Christophe André : Pratiquer la pleine conscience, c’est comme pratiquer une activité physique : c’est bon pour l’esprit, le corps et c’est nécessaire dans notre mode de vie. Elle nous permet une forme d’écologie personnelle, une dépollution intérieure. Il est nécessaire de s’exercer régulièrement. Cela prend du temps de tomber sur le vide auquel on aspire, de sortir d’une séance apaisé. C’est un apprentissage, comme le footing ou apprendre à jouer du piano.
Cela peut aussi nous aider dans des temps d’épreuves ?
Christophe André : Oui. Ce que permet la pleine conscience, c’est de désobéir à son pilote automatique et de cultiver une autre façon de réagir. Pour renforcer cela, il faut s’entraîner à vivre l’instant présent, pas uniquement quand les choses sont agréables, mais aussi lors de petites contrariétés.
S’interroger sur l’état dans lequel cette contrariété nous met, sur notre envie de réagir. On donne de l’espace à la souffrance au lieu de la chasser ou la contenir. Plus on le fait, plus on va muscler sa capacité à répondre différemment aux moments de détresse. Et à ce moment-là, la pleine conscience permet de faire un choix. Qui peut être celui de l’acceptation. Je ne parle pas de soumission, mais de la capacité à se dire : OK c’est ainsi. Qu’est-ce que je peux faire avec cela ? Et prendre le temps de décider.
Dans votre livre, vous expliquez que la pleine conscience a bouleversé votre vie. Comment ?

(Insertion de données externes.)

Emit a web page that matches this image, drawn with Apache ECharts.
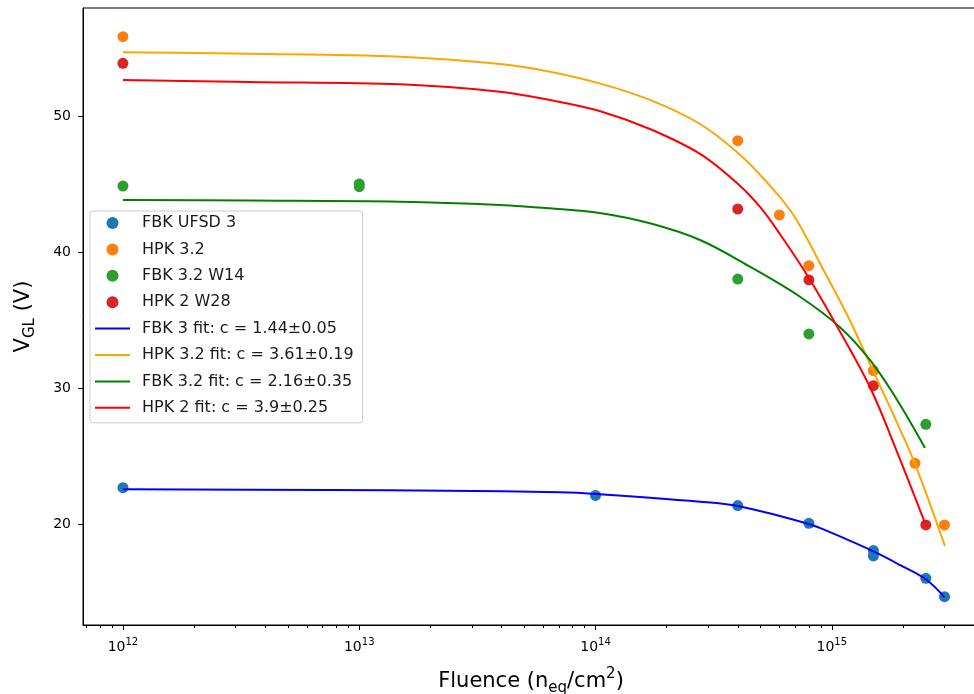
<!DOCTYPE html>
<html><head><meta charset="utf-8">
<script src="https://cdn.jsdelivr.net/npm/echarts@6/dist/echarts.min.js"></script>
<style>html,body{margin:0;padding:0;background:#fff;overflow:hidden}#c{width:974px;height:694px}</style>
</head><body><div id="c"></div>
<script>
// ---- data (fluence in n_eq/cm^2, V_GL in V) ----
const xTickExponents = [12, 13, 14, 15];
const yTicks = [20, 30, 40, 50];

const scatterNames = ['FBK UFSD 3', 'HPK 3.2', 'FBK 3.2 W14', 'HPK 2 W28'];
const fitNames = ['FBK 3 fit: c = 1.44±0.05', 'HPK 3.2 fit: c = 3.61±0.19', 'FBK 3.2 fit: c = 2.16±0.35', 'HPK 2 fit: c = 3.9±0.25'];

const fbkUfsd3 = [[1e12,22.67],[1e14,22.1],[4e14,21.35],[8e14,20.05],[1.5e15,18.04],[1.5e15,17.65],[2.5e15,16.0],[3e15,14.65]];
const hpk32 = [[1e12,55.83],[4e14,48.18],[6e14,42.72],[8e14,38.99],[1.5e15,31.27],[2.25e15,24.46],[3e15,19.93]];
const fbk32W14 = [[1e12,44.85],[1e13,44.8],[1e13,45.0],[4e14,38.01],[8e14,33.97],[2.5e15,27.33]];
const hpk2W28 = [[1e12,53.87],[4e14,43.16],[8e14,37.94],[1.5e15,30.17],[2.5e15,19.93]];

const fbk3Fit = [[1e12,22.55],[7.52e12,22.50],[2.31e13,22.45],[7.06e13,22.33],[1e14,22.21],[2.77e14,21.64],[4e14,21.32],[8e14,20.0],[1e15,19.34],[1.51e15,17.96],[1.94e15,16.99],[2.5e15,15.93],[3e15,14.61]];
const hpk32Fit = [[1e12,54.68],[3.44e12,54.58],[1.49e13,54.36],[3.94e13,53.82],[6.41e13,53.26],[1.04e14,52.40],[1.70e14,51.18],[2.77e14,49.41],[4.01e14,47.28],[5.21e14,45.29],[6.84e14,42.79],[9.08e14,38.90],[1.19e15,35.0],[1.49e15,31.32],[1.85e15,27.79],[2.25e15,24.41],[3.01e15,18.38]];
const fbk32Fit = [[1e12,43.82],[3.44e12,43.78],[1.49e13,43.70],[3.94e13,43.46],[6.41e13,43.21],[1.04e14,42.87],[1.70e14,42.11],[2.77e14,40.88],[4.5e14,38.92],[7.33e14,36.71],[1.08e15,34.49],[1.45e15,32.06],[1.89e15,29.12],[2.48e15,25.59]];
const hpk2Fit = [[1e12,52.65],[3.44e12,52.5],[1.49e13,52.33],[3.94e13,51.79],[6.41e13,51.18],[1.04e14,50.37],[1.70e14,49.04],[2.77e14,47.21],[4.01e14,45.0],[4.97e14,43.31],[6.03e14,41.32],[8e14,38.09],[1.05e15,34.56],[1.45e15,30.07],[1.89e15,25.29],[2.48e15,20.07]];

const scatterColors = ['#1f77b4', '#ff7f0e', '#2ca02c', '#d62728'];
const fitColors = ['#0000ff', '#ffa500', '#008000', '#ff0000'];

// ---- chart ----
const FONT = 'DejaVu Sans';
const XMIN = 11.831, XMAX = 15.623, YMIN = 12.57, YMAX = 57.94;
const toLog = arr => arr.map(p => [Math.log10(p[0]), p[1]]);
const minorTicks = [];
for (let n = 11; n <= 15; n++) for (let k = 2; k <= 9; k++) {
  const v = Math.log10(k * Math.pow(10, n));
  if (v > XMIN && v < XMAX) minorTicks.push(v);
}

const scatterData = [fbkUfsd3, hpk32, fbk32W14, hpk2W28];
const fitData = [fbk3Fit, hpk32Fit, fbk32Fit, hpk2Fit];
const series = [];
scatterData.forEach((d, i) => series.push({
  name: scatterNames[i], type: 'scatter', data: toLog(d), symbolSize: 11,
  itemStyle: { color: scatterColors[i], opacity: 1 }, z: 2
}));
fitData.forEach((d, i) => series.push({
  name: fitNames[i], type: 'line', data: toLog(d), symbol: 'none', showSymbol: false,
  smooth: 0.35,
  lineStyle: { color: fitColors[i], width: 2 }, itemStyle: { color: fitColors[i] }, z: 3
}));

const LINE_ICON = 'path://M0 0H35V2H0Z';
const chart = echarts.init(document.getElementById('c'), null, { renderer: 'canvas' });
chart.setOption({
  animation: false,
  backgroundColor: '#fff',
  grid: { left: 83, top: 8, width: 896, height: 617, outerBoundsMode: 'none', show: true, borderColor: '#000', borderWidth: 1, containLabel: false },
  legend: {
    orient: 'vertical', left: 90, top: 211,
    data: scatterNames.map(n => ({ name: n, icon: 'circle' })).concat(fitNames.map(n => ({ name: n, icon: LINE_ICON }))),
    itemWidth: 35, itemHeight: 12, itemGap: 8.4,
    padding: [3, 9, 6, 5],
    borderColor: '#cccccc', borderWidth: 1, borderRadius: 3,
    backgroundColor: 'rgba(255,255,255,0.8)',
    textStyle: { fontFamily: FONT, fontSize: 16, lineHeight: 18, color: '#1a1a1a', padding: [0, 0, 0, 7] }
  },
  xAxis: [{
    type: 'value', min: XMIN, max: XMAX, position: 'bottom',
    axisLine: { show: true, onZero: false, lineStyle: { color: '#000', width: 1 } },
    axisTick: { show: true, length: 5, customValues: xTickExponents, lineStyle: { color: '#000', width: 1 } },
    axisLabel: {
      customValues: xTickExponents, margin: 12, color: '#000',
      formatter: v => '{b|10}{s|' + Math.round(v) + '}',
      rich: {
        b: { fontFamily: FONT, fontSize: 14, color: '#000', verticalAlign: 'bottom' },
        s: { fontFamily: FONT, fontSize: 10, color: '#000', verticalAlign: 'bottom', padding: [0, 0, 7, 0] }
      }
    },
    splitLine: { show: false },
    name: '{m|Fluence (n}{sub|eq}{m|/cm}{sup|2}{m|)}',
    nameLocation: 'middle', nameGap: 42,
    nameTextStyle: {
      rich: {
        m: { fontFamily: FONT, fontSize: 21, color: '#000', verticalAlign: 'bottom', padding: [0, 0, 4, 0] },
        sub: { fontFamily: FONT, fontSize: 15, color: '#000', verticalAlign: 'bottom' },
        sup: { fontFamily: FONT, fontSize: 15, color: '#000', verticalAlign: 'bottom', padding: [0, 0, 14, 0] }
      }
    }
  }, {
    type: 'value', min: XMIN, max: XMAX, position: 'bottom',
    axisLine: { show: false },
    axisTick: { show: true, length: 3, customValues: minorTicks, lineStyle: { color: '#000', width: 1 } },
    axisLabel: { show: false, customValues: minorTicks },
    splitLine: { show: false }
  }],
  yAxis: {
    type: 'value', min: YMIN, max: YMAX,
    axisLine: { show: true, onZero: false, lineStyle: { color: '#000', width: 1 } },
    axisTick: { show: true, length: 5, customValues: yTicks, lineStyle: { color: '#000', width: 1 } },
    axisLabel: { customValues: yTicks, margin: 12, fontFamily: FONT, fontSize: 14, color: '#000' },
    splitLine: { show: false },
    name: '{m|V}{sub|GL}{m| (V)}',
    nameLocation: 'middle', nameGap: 45, nameRotate: 90,
    nameTextStyle: {
      rich: {
        m: { fontFamily: FONT, fontSize: 21, color: '#000', verticalAlign: 'bottom', padding: [0, 0, 4, 0] },
        sub: { fontFamily: FONT, fontSize: 15, color: '#000', verticalAlign: 'bottom' }
      }
    }
  },
  series: series
});
</script>
</body></html>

Christophe André : En tant que psychothérapeute, j’ai été transformé par les thérapies comportementales que j’ai pratiquées tout au long de ma vie. J’étais un grand timide qui n’osait pas s’affirmer ! Mais les approches méditatives m’ont appris une autre façon d’entrer en contact avec ma fragilité émotionnelle afin de ne plus être dans le contrôle. J’aspirais à plus de sérénité intérieure, un état plus doux et profond.
Et la méditation a été pour cela une incroyable découverte. Je pouvais progresser en acceptant les choses pour ce qu’elles sont et en m’organisant à partir de ce constat. Cela correspondait à l’époque où je suis devenu père. La parentalité a été pour moi, un événement encore plus transformant que la vie de couple ! Cela m’a fait prendre conscience de deux choses essentielles : la notion d’exemplarité – je ne pouvais pas transmettre à mes filles le goût du bonheur si je n’étais pas moi-même fondamentalement heureux. Et l’importance de profiter du moment présent. La pleine conscience m’a aidé à vivre cette aventure de la parentalité de façon plus heureuse, plus savoureuse, en me disant sans cesse : je fais de mon mieux.